PROBLEM DETAILS:
Using the data beneath, show every line that includes the word "chart".

SOURCE MATERIAL:

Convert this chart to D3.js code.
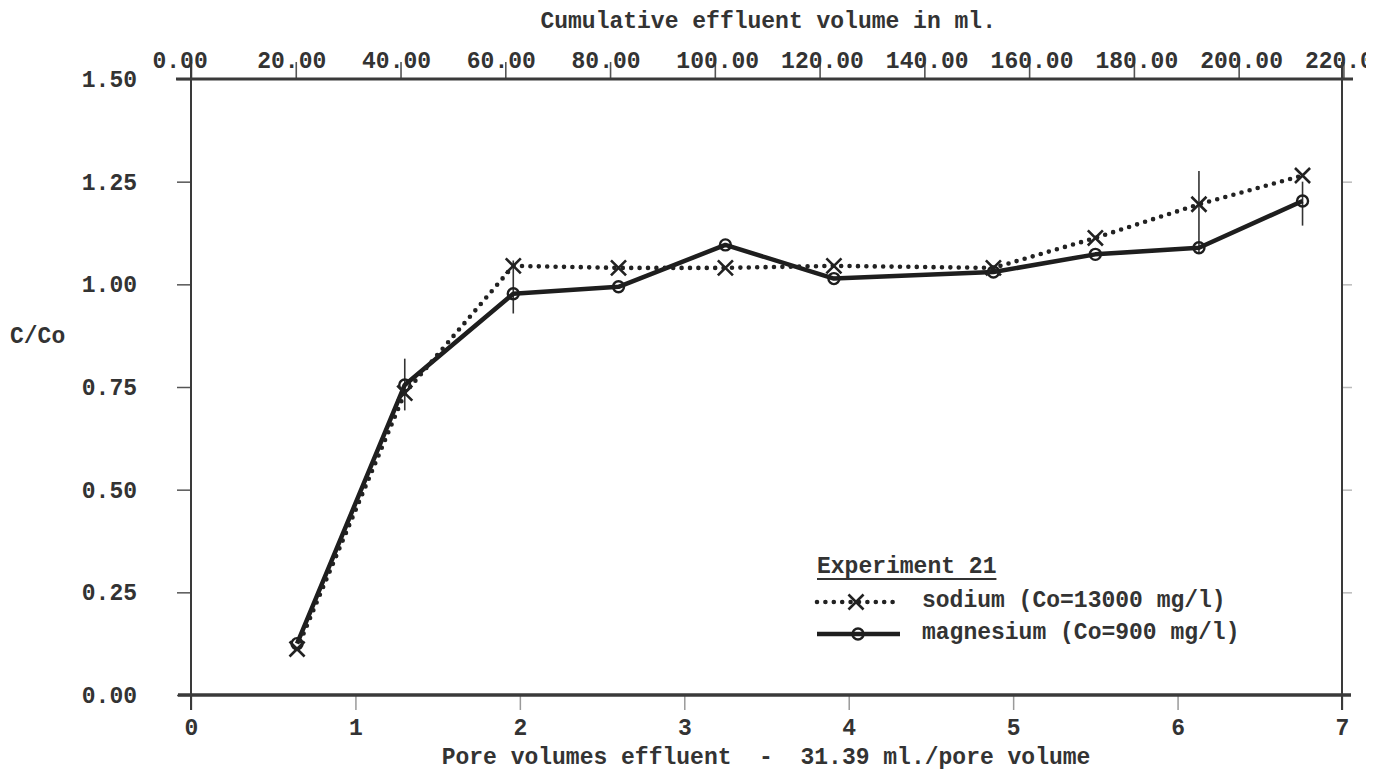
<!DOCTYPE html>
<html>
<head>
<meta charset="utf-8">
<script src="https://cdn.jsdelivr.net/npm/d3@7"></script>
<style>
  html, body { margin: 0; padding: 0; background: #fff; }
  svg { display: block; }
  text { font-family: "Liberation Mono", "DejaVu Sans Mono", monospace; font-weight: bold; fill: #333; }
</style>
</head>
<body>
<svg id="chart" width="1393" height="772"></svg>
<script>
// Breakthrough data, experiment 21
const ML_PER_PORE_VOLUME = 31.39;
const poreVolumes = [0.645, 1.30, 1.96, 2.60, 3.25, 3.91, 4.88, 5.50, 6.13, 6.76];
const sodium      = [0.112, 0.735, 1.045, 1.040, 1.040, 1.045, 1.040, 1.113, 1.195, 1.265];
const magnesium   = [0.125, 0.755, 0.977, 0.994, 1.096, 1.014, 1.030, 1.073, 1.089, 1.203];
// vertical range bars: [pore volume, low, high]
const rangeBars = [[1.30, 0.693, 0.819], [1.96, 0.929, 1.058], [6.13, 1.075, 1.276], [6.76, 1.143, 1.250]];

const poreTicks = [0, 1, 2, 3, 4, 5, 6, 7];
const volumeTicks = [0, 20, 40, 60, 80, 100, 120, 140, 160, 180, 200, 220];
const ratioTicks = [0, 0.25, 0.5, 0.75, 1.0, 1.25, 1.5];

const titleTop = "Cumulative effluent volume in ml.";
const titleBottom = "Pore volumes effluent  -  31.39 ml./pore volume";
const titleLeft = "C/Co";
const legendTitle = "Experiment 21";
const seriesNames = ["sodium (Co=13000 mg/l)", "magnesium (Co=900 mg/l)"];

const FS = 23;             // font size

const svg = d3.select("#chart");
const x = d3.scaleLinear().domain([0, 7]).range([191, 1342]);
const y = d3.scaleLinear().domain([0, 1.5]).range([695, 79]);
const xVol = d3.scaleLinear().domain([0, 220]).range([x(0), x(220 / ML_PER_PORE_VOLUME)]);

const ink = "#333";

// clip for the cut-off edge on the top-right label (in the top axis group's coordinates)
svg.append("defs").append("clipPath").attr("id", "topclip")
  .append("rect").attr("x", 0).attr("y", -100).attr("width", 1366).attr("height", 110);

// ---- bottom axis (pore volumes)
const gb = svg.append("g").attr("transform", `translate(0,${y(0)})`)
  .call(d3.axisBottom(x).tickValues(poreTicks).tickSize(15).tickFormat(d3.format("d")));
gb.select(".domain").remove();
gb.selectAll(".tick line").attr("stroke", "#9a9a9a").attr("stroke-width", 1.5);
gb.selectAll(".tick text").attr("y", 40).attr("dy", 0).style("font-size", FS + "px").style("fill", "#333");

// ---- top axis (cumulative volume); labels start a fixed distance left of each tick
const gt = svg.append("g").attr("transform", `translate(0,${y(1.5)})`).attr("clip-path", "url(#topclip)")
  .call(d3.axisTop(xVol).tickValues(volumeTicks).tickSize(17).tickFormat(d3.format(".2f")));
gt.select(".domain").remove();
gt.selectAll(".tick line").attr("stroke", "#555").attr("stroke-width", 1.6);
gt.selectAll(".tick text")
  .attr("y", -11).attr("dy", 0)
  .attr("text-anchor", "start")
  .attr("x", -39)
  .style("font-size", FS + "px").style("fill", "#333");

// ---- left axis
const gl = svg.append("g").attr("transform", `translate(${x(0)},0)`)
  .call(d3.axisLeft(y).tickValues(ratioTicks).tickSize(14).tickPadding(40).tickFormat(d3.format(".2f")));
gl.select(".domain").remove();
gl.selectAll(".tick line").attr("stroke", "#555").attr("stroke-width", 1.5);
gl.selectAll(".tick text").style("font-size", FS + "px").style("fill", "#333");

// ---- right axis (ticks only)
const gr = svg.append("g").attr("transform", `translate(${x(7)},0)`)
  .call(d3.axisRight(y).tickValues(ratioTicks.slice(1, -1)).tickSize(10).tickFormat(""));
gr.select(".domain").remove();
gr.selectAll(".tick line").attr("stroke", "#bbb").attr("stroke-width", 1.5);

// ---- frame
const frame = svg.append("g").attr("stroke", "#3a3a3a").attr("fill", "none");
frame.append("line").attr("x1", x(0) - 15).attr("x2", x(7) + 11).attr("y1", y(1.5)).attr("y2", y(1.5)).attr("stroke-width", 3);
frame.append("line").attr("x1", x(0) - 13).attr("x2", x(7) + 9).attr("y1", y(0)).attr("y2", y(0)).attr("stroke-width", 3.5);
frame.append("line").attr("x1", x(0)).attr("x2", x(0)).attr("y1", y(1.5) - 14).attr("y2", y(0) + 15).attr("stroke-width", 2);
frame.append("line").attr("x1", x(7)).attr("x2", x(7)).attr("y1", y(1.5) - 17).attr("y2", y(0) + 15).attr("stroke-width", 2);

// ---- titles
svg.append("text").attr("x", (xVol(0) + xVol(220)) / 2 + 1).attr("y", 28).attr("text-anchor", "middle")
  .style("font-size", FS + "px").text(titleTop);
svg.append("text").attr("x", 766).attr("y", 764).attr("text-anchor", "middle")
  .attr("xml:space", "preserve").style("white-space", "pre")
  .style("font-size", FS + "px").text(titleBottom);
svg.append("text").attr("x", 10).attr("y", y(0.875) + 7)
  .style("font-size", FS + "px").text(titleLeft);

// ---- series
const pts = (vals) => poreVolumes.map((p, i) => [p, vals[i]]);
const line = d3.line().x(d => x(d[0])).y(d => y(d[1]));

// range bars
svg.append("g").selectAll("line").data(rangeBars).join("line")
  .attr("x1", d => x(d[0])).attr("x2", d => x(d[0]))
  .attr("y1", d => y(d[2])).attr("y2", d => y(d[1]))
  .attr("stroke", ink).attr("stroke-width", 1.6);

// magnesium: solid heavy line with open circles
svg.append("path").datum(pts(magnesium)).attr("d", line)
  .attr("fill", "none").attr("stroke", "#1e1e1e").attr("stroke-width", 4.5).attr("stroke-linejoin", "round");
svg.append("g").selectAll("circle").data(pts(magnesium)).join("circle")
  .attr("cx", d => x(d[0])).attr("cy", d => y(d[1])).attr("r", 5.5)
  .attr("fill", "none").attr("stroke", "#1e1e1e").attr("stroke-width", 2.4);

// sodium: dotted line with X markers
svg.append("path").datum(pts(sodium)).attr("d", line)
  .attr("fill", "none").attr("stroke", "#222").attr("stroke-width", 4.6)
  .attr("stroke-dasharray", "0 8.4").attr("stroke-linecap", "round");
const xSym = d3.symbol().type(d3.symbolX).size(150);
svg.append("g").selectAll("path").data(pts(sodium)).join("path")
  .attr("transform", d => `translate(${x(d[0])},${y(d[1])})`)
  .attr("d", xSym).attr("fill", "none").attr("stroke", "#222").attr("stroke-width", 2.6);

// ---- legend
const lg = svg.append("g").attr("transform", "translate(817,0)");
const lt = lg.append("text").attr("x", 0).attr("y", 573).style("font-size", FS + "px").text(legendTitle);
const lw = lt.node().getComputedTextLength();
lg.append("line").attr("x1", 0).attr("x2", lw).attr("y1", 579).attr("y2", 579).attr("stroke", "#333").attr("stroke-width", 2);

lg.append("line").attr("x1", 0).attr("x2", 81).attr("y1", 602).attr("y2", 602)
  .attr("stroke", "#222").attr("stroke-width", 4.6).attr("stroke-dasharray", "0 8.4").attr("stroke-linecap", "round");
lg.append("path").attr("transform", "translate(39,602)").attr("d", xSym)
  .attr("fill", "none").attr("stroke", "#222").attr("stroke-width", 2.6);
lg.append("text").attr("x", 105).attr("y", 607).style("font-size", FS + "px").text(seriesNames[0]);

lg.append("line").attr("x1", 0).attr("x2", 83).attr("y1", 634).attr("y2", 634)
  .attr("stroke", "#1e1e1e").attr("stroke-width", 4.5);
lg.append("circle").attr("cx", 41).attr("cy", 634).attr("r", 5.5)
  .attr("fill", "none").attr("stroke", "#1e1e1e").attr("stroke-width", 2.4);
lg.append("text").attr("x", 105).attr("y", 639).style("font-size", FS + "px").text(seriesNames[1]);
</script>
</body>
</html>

TASK ANSWER:
Convert this chart to D3.js code.
<svg id="chart" width="1393" height="772"></svg>
const svg = d3.select("#chart");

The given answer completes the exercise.